My only gripes about this book are that this author needs someone to name all her characters for her so that she can stop breathing crappy names into the world (Ryle… RYLE?) and what’s with all the redheads? It seems like every book nowadays has a redheaded main female (always ~natural~) and I just don’t think that there’s THAT many redheads in the world.

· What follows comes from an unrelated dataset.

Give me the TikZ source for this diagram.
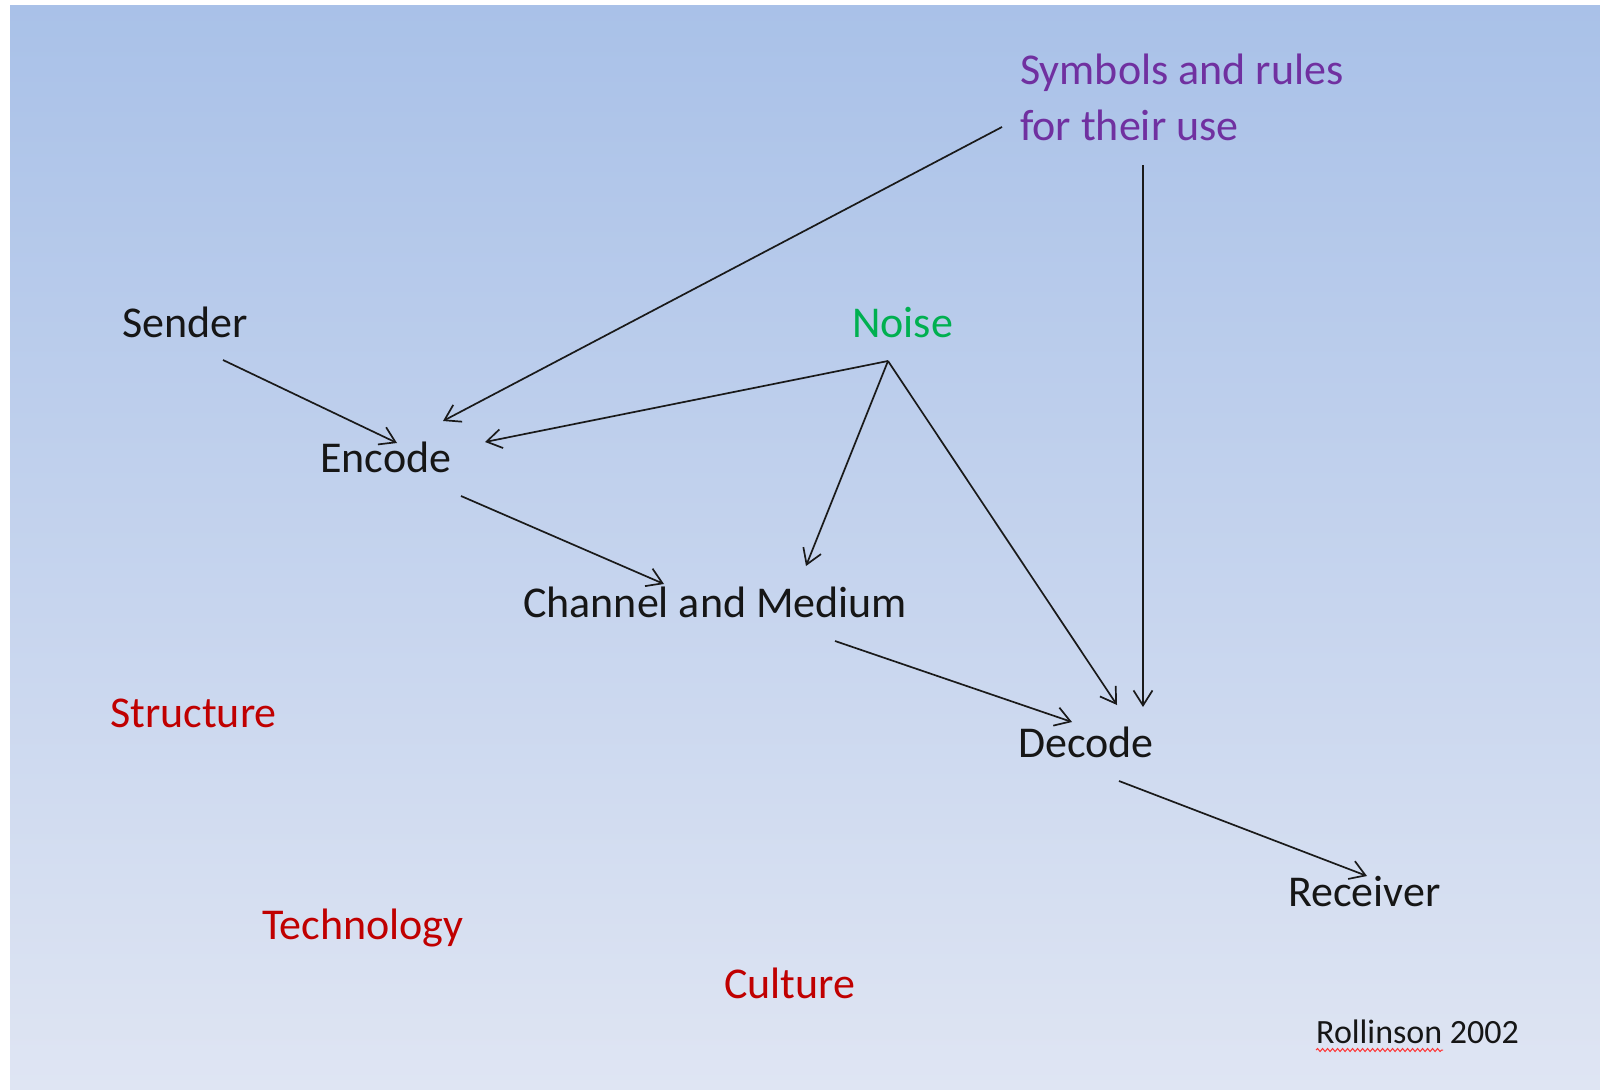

THE WITCH’S HEART by Genevieve Gornichec

I picked up this book because the cover looked cool. That’s literally it. I have zero impulse control at a bookstore. Anywho, this book was okay. It was a very slow read and it took a while to get to the plot. If this story didn’t involve Norse Mythology, I probably would have put it down halfway and not picked it back up. With the inclusion of mythology that I know fairly well, it kept me hooked. I wanted to see this secret life of Loki but I was never actually convinced that either character actually loved one another (or really anyone else). All the relationships seemed very forced and the character development was pretty slim. It was fairly predictable (which doesn’t really bother me).


Have you read any of these? If so, what did you think? Are any of these on your “want to read list”?